President Obama created a 1.35-million-acre national monument in southeastern Utah Wednesday, further cementing his administration’s conservation legacy. The new Bears Ears National Monument covers a sprawling desert and mountain landscape which contains tens of thousands of archeological sites dating back at least 5,000 years. The monument was first proposed by a coalition of five Native American tribes who have cultural ties to the area.
Obama used the Antiquities Act, a Teddy Roosevelt-era law designed to protect historic and prehistoric landmarks, to create the monument despite strong opposition from elected Utah officials who decried new restrictions placed on drilling, mining, and development.
The monument’s boundaries are bookended on the north and south by the Colorado and San Juan rivers, both of which are popular multi-day paddling destinations renowned for their wilderness qualities and archeological resources.
The presidential proclamation released by the White House, calls Bears Ears “one of the densest and most significant cultural landscapes in the United States.” It states there will be a Tribal Bears Ears Commission consisting of “one elected officer each from the Hopi Nation, Navajo Nation, Ute Mountain Ute Tribe, Ute Indian Tribe of the Uintah Ouray, and Zuni Tribe.” Bears Ears is the first national monument to elevate tribal partners through a formal commission that will provide input on the monument’s management plan.
Navajo Nation President Russell Begaye said in a statement, "We are particularly pleased that the designation affirms tribal sovereignty and provides a collaborative role for Tribes to work with the federal government in maintaining the land."

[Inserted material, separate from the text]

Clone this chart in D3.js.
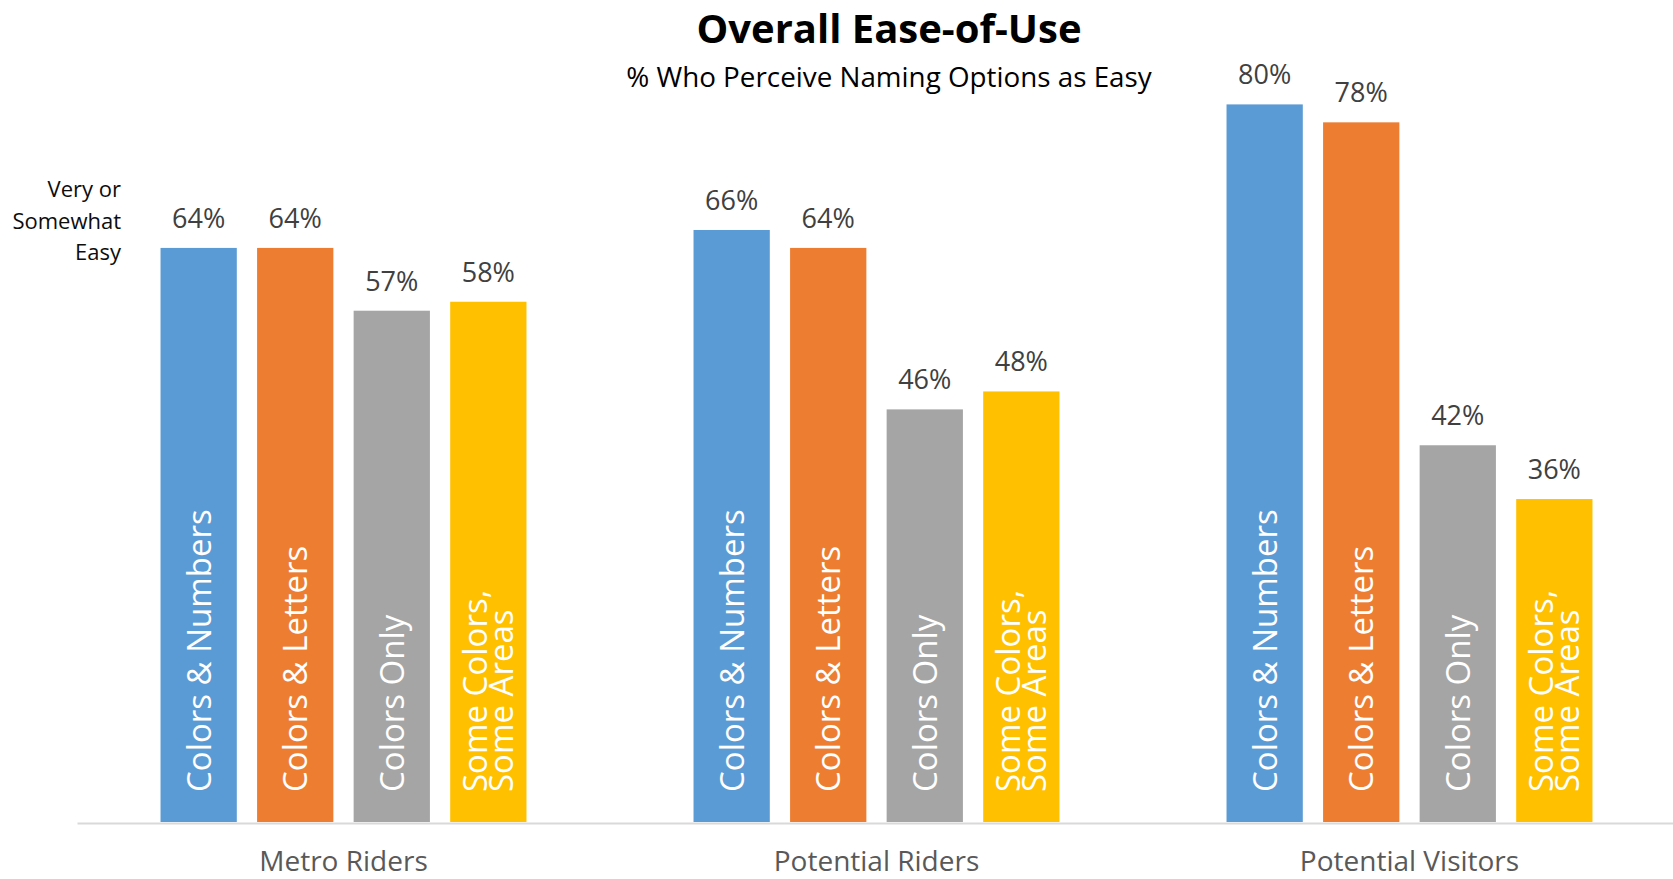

Obama also created the 300,000-acre Gold Butte National Monument in Nevada on Wednesday. According to the Washington Post, “He has invoked his executive power to create national monuments 29 times during his tenure, establishing or expanding protections for more than 553 million acres of federal lands and waters.”
While the opposition has said they will challenge the monuments, according to The New York Times, no president has undone a designation in the 110 years since the Antiquities Act was created.